• **GIVEN PROBLEM**
Copy out all of the data below with no alterations.

• **DATASET SECTION**
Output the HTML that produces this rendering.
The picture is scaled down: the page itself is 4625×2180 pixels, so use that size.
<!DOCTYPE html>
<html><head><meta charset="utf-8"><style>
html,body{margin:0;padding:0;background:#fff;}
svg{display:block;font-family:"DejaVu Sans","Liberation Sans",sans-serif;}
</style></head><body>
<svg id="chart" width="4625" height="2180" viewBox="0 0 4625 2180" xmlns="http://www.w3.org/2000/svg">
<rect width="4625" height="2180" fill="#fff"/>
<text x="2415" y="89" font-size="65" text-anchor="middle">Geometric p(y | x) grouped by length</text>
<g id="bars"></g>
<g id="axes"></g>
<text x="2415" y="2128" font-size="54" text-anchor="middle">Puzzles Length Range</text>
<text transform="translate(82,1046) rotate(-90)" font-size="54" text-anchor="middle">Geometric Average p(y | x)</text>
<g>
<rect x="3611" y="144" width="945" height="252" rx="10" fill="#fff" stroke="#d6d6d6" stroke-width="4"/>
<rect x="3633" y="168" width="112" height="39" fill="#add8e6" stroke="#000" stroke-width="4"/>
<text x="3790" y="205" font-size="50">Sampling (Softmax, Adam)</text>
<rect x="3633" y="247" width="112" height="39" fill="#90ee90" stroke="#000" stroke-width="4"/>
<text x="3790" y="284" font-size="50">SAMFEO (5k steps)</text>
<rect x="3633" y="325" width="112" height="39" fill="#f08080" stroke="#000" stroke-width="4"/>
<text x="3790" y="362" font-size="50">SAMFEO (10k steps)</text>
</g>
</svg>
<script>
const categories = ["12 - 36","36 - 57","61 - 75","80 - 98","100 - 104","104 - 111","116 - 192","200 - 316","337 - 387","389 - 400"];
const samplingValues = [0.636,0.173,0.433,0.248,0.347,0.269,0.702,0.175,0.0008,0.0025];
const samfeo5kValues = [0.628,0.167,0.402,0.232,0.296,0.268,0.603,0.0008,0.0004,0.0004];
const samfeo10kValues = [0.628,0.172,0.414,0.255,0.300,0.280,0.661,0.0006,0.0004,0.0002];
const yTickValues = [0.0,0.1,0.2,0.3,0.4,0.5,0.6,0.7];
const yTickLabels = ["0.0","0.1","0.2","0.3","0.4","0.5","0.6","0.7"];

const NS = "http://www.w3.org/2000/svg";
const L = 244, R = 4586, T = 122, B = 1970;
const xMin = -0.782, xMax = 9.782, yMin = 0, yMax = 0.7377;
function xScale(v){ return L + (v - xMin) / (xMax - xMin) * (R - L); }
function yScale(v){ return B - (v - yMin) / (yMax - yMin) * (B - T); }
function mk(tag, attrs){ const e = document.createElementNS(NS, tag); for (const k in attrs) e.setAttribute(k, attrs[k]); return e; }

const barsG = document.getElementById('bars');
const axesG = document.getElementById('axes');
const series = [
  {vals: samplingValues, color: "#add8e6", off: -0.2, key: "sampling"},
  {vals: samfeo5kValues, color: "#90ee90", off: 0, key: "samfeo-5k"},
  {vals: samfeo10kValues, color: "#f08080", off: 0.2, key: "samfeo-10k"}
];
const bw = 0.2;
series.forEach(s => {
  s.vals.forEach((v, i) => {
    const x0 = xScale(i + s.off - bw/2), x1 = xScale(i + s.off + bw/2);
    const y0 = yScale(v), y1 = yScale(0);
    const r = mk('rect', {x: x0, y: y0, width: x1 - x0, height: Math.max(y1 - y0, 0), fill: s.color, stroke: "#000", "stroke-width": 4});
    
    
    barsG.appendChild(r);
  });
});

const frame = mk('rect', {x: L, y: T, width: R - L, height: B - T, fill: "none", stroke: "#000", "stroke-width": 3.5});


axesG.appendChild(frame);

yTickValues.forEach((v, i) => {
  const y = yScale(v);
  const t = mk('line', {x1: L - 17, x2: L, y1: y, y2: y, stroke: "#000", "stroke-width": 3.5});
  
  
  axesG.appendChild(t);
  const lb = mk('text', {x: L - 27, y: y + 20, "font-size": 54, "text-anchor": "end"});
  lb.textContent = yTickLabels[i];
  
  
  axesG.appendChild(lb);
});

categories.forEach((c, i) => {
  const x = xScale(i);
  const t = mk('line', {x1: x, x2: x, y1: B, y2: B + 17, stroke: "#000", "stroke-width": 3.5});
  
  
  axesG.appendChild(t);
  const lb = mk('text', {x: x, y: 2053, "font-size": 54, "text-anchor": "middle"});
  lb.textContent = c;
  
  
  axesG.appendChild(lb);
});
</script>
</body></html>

• **PROBLEM SOLUTION**
Output the HTML that produces this rendering.
The picture is scaled down: the page itself is 4625×2180 pixels, so use that size.
<!DOCTYPE html>
<html><head><meta charset="utf-8"><style>
html,body{margin:0;padding:0;background:#fff;}
svg{display:block;font-family:"DejaVu Sans","Liberation Sans",sans-serif;}
</style></head><body>
<svg id="chart" width="4625" height="2180" viewBox="0 0 4625 2180" xmlns="http://www.w3.org/2000/svg">
<rect width="4625" height="2180" fill="#fff"/>
<text x="2415" y="89" font-size="65" text-anchor="middle">Geometric p(y | x) grouped by length</text>
<g id="bars"></g>
<g id="axes"></g>
<text x="2415" y="2128" font-size="54" text-anchor="middle">Puzzles Length Range</text>
<text transform="translate(82,1046) rotate(-90)" font-size="54" text-anchor="middle">Geometric Average p(y | x)</text>
<g>
<rect x="3611" y="144" width="945" height="252" rx="10" fill="#fff" stroke="#d6d6d6" stroke-width="4"/>
<rect x="3633" y="168" width="112" height="39" fill="#add8e6" stroke="#000" stroke-width="4"/>
<text x="3790" y="205" font-size="50">Sampling (Softmax, Adam)</text>
<rect x="3633" y="247" width="112" height="39" fill="#90ee90" stroke="#000" stroke-width="4"/>
<text x="3790" y="284" font-size="50">SAMFEO (5k steps)</text>
<rect x="3633" y="325" width="112" height="39" fill="#f08080" stroke="#000" stroke-width="4"/>
<text x="3790" y="362" font-size="50">SAMFEO (10k steps)</text>
</g>
</svg>
<script>
const categories = ["12 - 36","36 - 57","61 - 75","80 - 98","100 - 104","104 - 111","116 - 192","200 - 316","337 - 387","389 - 400"];
const samplingValues = [0.636,0.173,0.433,0.248,0.347,0.269,0.702,0.175,0.0008,0.0025];
const samfeo5kValues = [0.628,0.167,0.402,0.232,0.296,0.268,0.603,0.0008,0.0004,0.0004];
const samfeo10kValues = [0.628,0.172,0.414,0.255,0.300,0.280,0.661,0.0006,0.0004,0.0002];
const yTickValues = [0.0,0.1,0.2,0.3,0.4,0.5,0.6,0.7];
const yTickLabels = ["0.0","0.1","0.2","0.3","0.4","0.5","0.6","0.7"];

const NS = "http://www.w3.org/2000/svg";
const L = 244, R = 4586, T = 122, B = 1970;
const xMin = -0.782, xMax = 9.782, yMin = 0, yMax = 0.7377;
function xScale(v){ return L + (v - xMin) / (xMax - xMin) * (R - L); }
function yScale(v){ return B - (v - yMin) / (yMax - yMin) * (B - T); }
function mk(tag, attrs){ const e = document.createElementNS(NS, tag); for (const k in attrs) e.setAttribute(k, attrs[k]); return e; }

const barsG = document.getElementById('bars');
const axesG = document.getElementById('axes');
const series = [
  {vals: samplingValues, color: "#add8e6", off: -0.2, key: "sampling"},
  {vals: samfeo5kValues, color: "#90ee90", off: 0, key: "samfeo-5k"},
  {vals: samfeo10kValues, color: "#f08080", off: 0.2, key: "samfeo-10k"}
];
const bw = 0.2;
series.forEach(s => {
  s.vals.forEach((v, i) => {
    const x0 = xScale(i + s.off - bw/2), x1 = xScale(i + s.off + bw/2);
    const y0 = yScale(v), y1 = yScale(0);
    const r = mk('rect', {x: x0, y: y0, width: x1 - x0, height: Math.max(y1 - y0, 0), fill: s.color, stroke: "#000", "stroke-width": 4});
    
    
    barsG.appendChild(r);
  });
});

const frame = mk('rect', {x: L, y: T, width: R - L, height: B - T, fill: "none", stroke: "#000", "stroke-width": 3.5});


axesG.appendChild(frame);

yTickValues.forEach((v, i) => {
  const y = yScale(v);
  const t = mk('line', {x1: L - 17, x2: L, y1: y, y2: y, stroke: "#000", "stroke-width": 3.5});
  
  
  axesG.appendChild(t);
  const lb = mk('text', {x: L - 27, y: y + 20, "font-size": 54, "text-anchor": "end"});
  lb.textContent = yTickLabels[i];
  
  
  axesG.appendChild(lb);
});

categories.forEach((c, i) => {
  const x = xScale(i);
  const t = mk('line', {x1: x, x2: x, y1: B, y2: B + 17, stroke: "#000", "stroke-width": 3.5});
  
  
  axesG.appendChild(t);
  const lb = mk('text', {x: x, y: 2053, "font-size": 54, "text-anchor": "middle"});
  lb.textContent = c;
  
  
  axesG.appendChild(lb);
});
</script>
</body></html>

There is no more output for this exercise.